### What you need to do:
Open with the line that has "Give me the"; close with the line that has "miGuadeloupe, bhcMartinique, bhcGuadeloupe];". Retype those lines exactly, images excluded.

### Given data:

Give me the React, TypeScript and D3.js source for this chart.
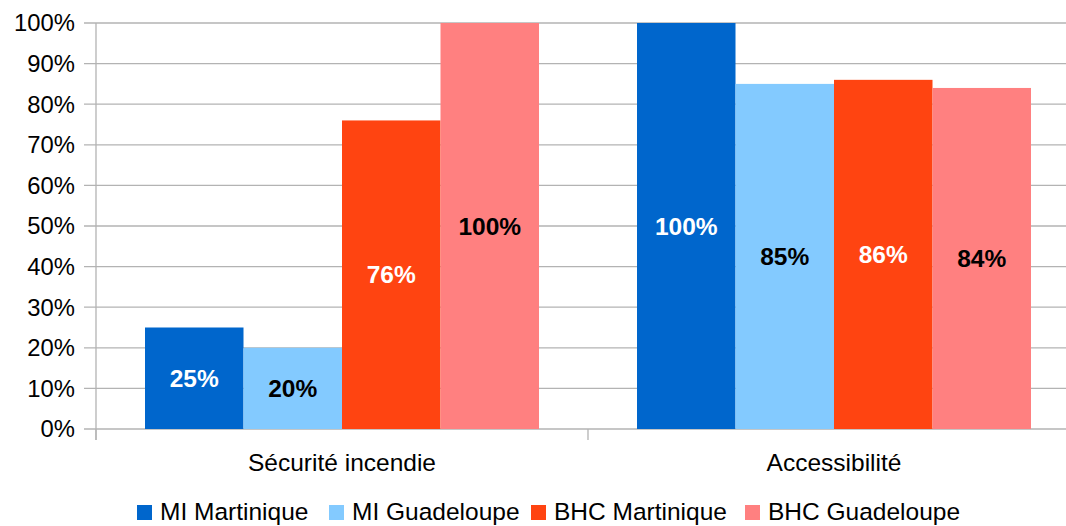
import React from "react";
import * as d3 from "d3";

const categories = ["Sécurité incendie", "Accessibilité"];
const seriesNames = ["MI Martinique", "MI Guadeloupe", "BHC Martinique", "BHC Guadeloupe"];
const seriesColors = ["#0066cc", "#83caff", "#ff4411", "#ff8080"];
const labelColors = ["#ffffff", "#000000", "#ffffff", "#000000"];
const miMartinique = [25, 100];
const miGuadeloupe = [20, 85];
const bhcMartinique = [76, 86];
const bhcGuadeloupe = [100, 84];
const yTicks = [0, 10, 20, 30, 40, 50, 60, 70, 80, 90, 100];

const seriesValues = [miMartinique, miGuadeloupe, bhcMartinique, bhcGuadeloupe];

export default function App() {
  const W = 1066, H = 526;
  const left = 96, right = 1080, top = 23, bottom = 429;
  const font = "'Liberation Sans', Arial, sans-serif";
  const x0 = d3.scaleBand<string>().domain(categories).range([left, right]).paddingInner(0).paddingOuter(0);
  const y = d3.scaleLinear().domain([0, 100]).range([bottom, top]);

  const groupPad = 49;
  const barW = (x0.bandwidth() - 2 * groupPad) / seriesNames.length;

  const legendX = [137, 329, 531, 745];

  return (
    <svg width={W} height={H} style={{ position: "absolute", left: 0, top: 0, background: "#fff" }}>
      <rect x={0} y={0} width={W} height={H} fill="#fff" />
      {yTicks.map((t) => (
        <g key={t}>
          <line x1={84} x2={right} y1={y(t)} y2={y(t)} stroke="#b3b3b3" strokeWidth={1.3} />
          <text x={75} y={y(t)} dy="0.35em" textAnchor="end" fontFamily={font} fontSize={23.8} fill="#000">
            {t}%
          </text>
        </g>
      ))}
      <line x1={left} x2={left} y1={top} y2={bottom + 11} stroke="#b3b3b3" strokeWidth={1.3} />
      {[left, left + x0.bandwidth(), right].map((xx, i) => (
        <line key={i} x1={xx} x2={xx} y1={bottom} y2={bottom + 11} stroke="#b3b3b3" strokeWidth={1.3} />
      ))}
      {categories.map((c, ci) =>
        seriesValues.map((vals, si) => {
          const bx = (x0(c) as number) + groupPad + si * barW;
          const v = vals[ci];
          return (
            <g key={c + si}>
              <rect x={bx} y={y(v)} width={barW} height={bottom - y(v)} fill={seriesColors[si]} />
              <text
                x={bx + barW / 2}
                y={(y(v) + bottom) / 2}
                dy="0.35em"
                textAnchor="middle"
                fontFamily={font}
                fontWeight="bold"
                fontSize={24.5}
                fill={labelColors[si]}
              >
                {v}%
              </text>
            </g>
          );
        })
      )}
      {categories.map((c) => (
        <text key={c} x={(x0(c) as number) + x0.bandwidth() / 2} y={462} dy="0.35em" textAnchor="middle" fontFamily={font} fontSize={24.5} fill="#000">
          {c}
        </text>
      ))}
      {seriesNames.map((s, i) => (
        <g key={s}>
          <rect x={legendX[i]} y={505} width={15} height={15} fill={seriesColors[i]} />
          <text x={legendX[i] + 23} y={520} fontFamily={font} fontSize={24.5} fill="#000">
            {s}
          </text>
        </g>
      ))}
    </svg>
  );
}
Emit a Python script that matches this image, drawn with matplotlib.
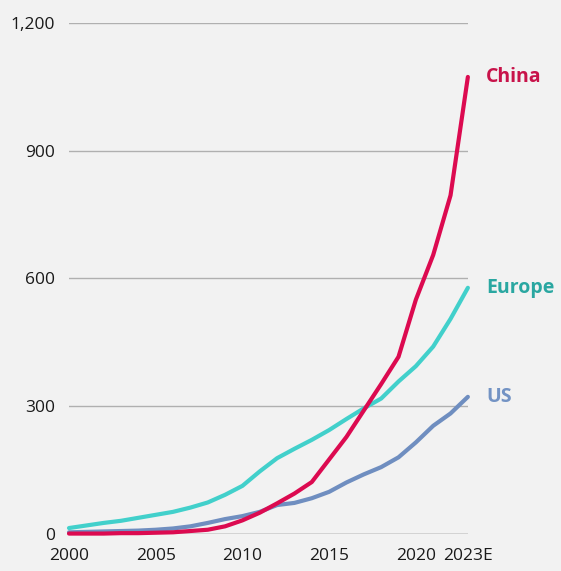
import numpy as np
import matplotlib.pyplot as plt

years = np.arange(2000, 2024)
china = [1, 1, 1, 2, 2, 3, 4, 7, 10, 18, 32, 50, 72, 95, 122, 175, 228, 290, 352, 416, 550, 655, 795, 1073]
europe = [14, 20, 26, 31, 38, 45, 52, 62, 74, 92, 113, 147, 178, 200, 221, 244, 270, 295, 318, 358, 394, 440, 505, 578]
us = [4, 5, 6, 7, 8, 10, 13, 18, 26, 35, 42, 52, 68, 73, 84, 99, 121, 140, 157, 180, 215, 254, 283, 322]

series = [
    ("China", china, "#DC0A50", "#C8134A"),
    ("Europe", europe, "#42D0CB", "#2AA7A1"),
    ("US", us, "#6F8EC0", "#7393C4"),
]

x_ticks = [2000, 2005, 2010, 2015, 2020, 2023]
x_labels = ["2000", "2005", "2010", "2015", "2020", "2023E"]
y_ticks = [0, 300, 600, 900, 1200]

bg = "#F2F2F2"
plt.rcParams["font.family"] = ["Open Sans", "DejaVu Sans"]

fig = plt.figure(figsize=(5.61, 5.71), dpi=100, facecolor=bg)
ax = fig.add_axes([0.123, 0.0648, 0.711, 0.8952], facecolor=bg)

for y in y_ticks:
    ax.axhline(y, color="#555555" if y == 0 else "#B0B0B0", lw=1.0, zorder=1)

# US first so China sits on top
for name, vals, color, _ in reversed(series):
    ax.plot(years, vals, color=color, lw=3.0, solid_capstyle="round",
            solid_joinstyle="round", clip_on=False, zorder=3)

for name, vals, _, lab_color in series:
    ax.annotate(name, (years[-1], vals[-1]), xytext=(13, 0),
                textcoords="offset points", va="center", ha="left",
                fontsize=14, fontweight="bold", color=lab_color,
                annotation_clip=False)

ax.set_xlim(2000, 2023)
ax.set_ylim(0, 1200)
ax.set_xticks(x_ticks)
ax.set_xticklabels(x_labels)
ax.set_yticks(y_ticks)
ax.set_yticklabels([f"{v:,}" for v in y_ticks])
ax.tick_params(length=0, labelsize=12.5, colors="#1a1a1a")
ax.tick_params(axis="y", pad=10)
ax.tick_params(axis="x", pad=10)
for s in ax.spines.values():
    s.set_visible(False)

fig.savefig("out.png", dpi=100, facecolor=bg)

--

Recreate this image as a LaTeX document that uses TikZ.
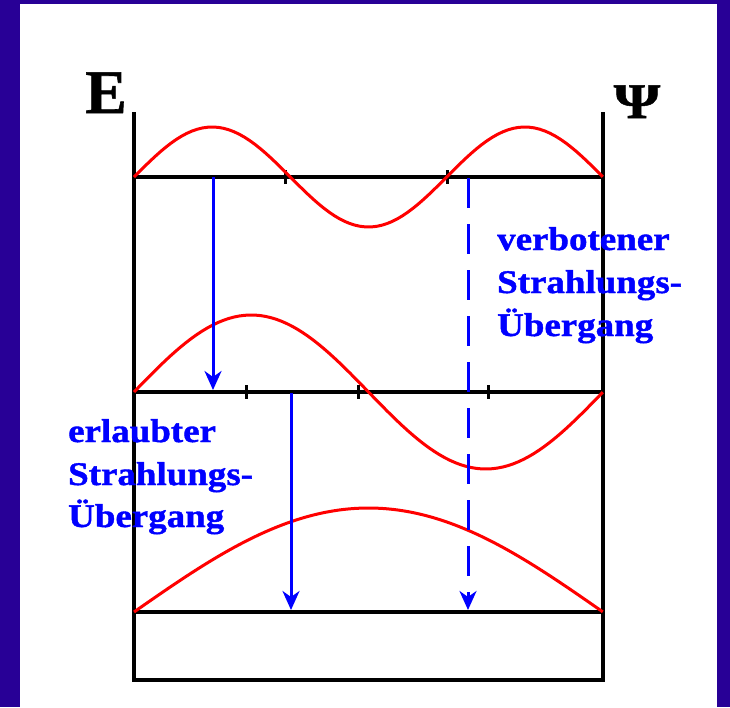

### Answer for the task:
Give me the React, TypeScript and D3.js source for this chart.
import React from "react";
import * as d3 from "d3";

const categories = ["Sécurité incendie", "Accessibilité"];
const seriesNames = ["MI Martinique", "MI Guadeloupe", "BHC Martinique", "BHC Guadeloupe"];
const seriesColors = ["#0066cc", "#83caff", "#ff4411", "#ff8080"];
const labelColors = ["#ffffff", "#000000", "#ffffff", "#000000"];
const miMartinique = [25, 100];
const miGuadeloupe = [20, 85];
const bhcMartinique = [76, 86];
const bhcGuadeloupe = [100, 84];
const yTicks = [0, 10, 20, 30, 40, 50, 60, 70, 80, 90, 100];

const seriesValues = [miMartinique, miGuadeloupe, bhcMartinique, bhcGuadeloupe];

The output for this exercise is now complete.